**Supplied data:**

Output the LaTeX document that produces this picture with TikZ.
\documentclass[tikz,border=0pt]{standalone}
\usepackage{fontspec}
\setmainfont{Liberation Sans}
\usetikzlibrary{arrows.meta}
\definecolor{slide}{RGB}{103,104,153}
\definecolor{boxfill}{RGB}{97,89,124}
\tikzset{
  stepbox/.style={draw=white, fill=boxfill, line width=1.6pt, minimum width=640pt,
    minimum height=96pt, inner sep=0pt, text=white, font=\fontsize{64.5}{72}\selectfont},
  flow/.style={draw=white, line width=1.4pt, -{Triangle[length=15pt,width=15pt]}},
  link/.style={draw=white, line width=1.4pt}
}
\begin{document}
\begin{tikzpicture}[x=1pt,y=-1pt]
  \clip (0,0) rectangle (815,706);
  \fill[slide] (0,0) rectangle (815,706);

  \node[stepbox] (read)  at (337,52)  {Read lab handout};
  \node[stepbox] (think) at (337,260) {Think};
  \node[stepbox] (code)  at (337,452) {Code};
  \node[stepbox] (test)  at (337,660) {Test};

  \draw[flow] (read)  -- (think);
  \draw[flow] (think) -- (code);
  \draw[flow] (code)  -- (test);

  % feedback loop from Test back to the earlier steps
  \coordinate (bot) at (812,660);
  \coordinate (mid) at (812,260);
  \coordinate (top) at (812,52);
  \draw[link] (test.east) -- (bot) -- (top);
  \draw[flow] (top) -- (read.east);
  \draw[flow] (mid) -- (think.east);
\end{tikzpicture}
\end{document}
--
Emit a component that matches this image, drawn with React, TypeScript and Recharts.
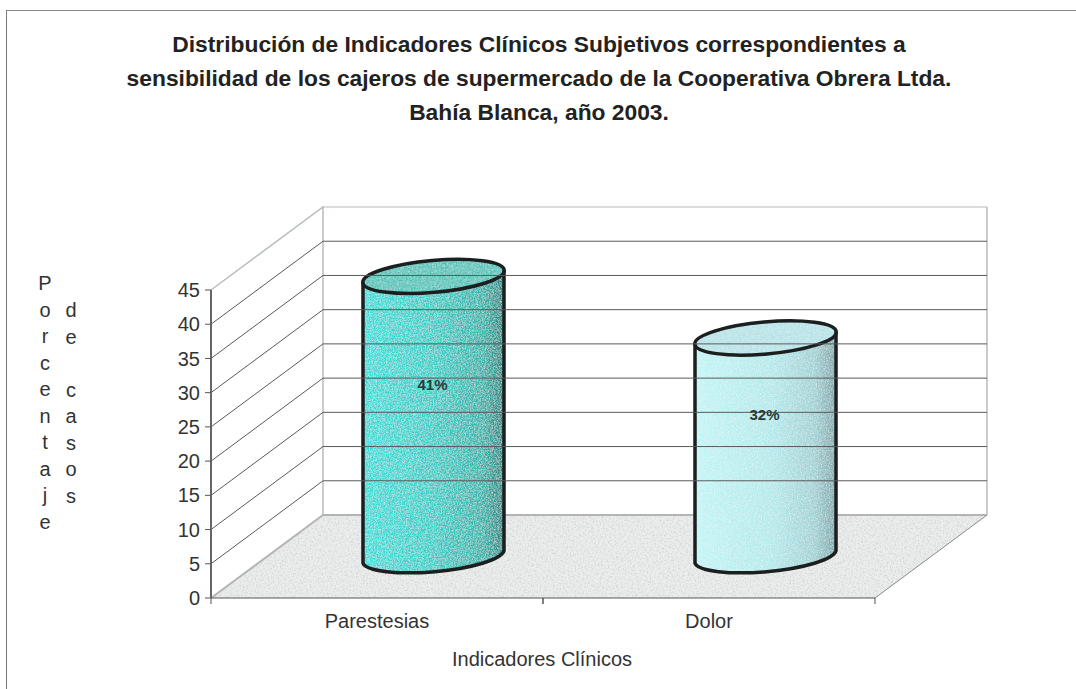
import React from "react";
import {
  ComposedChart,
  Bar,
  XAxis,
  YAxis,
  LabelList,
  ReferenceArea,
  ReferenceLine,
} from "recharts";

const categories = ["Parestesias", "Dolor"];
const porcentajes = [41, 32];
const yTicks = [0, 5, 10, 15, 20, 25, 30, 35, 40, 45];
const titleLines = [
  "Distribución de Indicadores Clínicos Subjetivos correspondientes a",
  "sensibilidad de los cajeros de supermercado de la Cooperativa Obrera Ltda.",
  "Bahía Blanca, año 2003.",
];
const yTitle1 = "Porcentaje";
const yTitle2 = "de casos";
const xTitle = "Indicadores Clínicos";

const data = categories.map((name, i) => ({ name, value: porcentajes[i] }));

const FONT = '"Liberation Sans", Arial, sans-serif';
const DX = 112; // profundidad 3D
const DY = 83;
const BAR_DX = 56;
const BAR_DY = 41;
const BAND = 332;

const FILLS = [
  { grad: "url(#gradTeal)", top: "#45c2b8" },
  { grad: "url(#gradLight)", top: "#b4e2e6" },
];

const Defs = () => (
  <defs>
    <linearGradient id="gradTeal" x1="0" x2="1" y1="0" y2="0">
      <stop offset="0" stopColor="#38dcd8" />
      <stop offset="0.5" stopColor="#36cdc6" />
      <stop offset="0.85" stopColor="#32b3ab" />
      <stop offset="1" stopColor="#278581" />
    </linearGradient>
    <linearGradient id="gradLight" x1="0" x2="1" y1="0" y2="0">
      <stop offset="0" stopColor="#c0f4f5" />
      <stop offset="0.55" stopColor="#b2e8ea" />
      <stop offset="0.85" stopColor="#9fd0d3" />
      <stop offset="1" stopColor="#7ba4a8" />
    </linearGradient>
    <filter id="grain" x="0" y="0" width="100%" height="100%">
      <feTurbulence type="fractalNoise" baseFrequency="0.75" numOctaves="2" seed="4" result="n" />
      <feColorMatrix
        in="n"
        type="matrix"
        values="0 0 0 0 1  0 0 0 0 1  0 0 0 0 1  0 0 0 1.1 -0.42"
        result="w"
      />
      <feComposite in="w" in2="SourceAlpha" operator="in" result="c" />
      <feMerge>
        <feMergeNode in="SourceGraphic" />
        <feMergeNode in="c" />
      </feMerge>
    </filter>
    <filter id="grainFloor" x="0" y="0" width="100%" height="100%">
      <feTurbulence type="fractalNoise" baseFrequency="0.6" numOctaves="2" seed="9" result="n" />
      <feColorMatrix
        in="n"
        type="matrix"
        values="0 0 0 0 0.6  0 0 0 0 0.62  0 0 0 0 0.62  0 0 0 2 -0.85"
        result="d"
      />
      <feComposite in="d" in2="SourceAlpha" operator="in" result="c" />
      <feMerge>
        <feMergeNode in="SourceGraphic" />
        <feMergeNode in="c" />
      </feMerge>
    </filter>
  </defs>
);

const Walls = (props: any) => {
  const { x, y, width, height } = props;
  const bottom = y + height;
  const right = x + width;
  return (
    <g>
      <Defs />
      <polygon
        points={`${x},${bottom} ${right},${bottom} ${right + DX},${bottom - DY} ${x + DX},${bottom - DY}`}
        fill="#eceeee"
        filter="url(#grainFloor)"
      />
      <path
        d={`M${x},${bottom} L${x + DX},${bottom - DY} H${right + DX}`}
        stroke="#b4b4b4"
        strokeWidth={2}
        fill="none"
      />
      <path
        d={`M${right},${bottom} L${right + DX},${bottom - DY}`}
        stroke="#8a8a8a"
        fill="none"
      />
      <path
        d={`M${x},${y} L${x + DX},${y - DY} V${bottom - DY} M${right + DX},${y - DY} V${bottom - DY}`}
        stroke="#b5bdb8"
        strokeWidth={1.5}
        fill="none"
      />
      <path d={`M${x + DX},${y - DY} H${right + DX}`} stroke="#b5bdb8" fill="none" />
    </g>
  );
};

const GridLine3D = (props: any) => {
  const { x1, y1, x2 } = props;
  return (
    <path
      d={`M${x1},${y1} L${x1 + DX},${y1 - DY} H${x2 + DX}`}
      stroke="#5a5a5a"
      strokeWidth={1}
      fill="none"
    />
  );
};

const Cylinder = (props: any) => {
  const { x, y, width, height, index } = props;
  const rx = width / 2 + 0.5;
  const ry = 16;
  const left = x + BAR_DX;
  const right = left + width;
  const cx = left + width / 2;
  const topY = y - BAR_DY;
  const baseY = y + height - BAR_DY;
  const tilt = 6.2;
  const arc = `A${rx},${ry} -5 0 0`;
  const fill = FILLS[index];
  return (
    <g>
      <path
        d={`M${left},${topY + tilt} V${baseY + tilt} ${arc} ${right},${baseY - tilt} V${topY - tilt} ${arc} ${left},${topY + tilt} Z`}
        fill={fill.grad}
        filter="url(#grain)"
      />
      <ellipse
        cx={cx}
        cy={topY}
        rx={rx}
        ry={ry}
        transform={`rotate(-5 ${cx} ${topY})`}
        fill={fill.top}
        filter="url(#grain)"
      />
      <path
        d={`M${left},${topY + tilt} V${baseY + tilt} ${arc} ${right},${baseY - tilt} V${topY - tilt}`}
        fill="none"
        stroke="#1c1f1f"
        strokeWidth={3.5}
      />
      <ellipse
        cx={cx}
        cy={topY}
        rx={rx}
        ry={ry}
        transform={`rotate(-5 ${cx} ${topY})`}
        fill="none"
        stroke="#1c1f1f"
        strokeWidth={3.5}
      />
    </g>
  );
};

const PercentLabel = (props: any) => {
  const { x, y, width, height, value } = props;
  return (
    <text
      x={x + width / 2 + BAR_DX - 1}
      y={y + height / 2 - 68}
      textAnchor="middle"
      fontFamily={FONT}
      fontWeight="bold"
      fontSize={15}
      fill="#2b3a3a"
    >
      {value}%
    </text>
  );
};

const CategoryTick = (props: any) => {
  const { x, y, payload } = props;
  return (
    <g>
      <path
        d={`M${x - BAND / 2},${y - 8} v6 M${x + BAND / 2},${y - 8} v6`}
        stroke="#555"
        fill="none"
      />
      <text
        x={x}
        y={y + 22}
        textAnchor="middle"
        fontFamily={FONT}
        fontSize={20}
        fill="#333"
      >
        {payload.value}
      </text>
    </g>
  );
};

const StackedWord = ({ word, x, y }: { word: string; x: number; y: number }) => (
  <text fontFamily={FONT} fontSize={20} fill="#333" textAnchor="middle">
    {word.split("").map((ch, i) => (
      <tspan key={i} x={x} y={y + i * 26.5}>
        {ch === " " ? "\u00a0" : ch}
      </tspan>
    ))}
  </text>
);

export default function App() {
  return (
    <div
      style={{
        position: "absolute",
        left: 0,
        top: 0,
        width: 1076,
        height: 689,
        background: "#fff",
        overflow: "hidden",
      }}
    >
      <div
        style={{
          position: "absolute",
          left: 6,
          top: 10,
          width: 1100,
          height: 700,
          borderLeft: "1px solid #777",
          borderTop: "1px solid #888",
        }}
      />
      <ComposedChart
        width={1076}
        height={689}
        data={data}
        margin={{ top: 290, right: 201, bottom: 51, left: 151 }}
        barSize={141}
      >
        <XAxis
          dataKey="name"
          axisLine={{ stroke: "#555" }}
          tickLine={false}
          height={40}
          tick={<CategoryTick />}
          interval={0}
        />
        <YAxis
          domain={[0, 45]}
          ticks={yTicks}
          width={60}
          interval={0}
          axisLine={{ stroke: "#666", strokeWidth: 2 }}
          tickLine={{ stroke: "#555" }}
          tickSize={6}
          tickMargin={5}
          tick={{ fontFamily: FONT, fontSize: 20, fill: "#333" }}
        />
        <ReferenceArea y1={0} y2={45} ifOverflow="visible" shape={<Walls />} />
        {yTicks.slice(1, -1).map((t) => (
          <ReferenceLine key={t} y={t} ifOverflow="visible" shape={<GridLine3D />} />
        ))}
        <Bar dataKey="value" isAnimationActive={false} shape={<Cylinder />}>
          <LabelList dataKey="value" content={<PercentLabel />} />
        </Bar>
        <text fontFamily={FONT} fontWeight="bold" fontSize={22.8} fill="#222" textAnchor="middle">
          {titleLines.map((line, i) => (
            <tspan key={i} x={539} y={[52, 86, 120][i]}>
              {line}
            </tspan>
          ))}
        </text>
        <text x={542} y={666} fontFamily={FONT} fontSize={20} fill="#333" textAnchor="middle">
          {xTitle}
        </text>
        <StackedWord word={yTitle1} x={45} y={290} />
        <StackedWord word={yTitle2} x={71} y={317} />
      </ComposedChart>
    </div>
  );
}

**Directions for this task:** Among the records above, locate the line containing "Emit a component" and the line containing "const data = categories.map((name, i)", then transcribe exactly the lines starting at the first and ending at the second, with no pictures.

**Exercise response:**
Emit a component that matches this image, drawn with React, TypeScript and Recharts.
import React from "react";
import {
  ComposedChart,
  Bar,
  XAxis,
  YAxis,
  LabelList,
  ReferenceArea,
  ReferenceLine,
} from "recharts";

const categories = ["Parestesias", "Dolor"];
const porcentajes = [41, 32];
const yTicks = [0, 5, 10, 15, 20, 25, 30, 35, 40, 45];
const titleLines = [
  "Distribución de Indicadores Clínicos Subjetivos correspondientes a",
  "sensibilidad de los cajeros de supermercado de la Cooperativa Obrera Ltda.",
  "Bahía Blanca, año 2003.",
];
const yTitle1 = "Porcentaje";
const yTitle2 = "de casos";
const xTitle = "Indicadores Clínicos";

const data = categories.map((name, i) => ({ name, value: porcentajes[i] }));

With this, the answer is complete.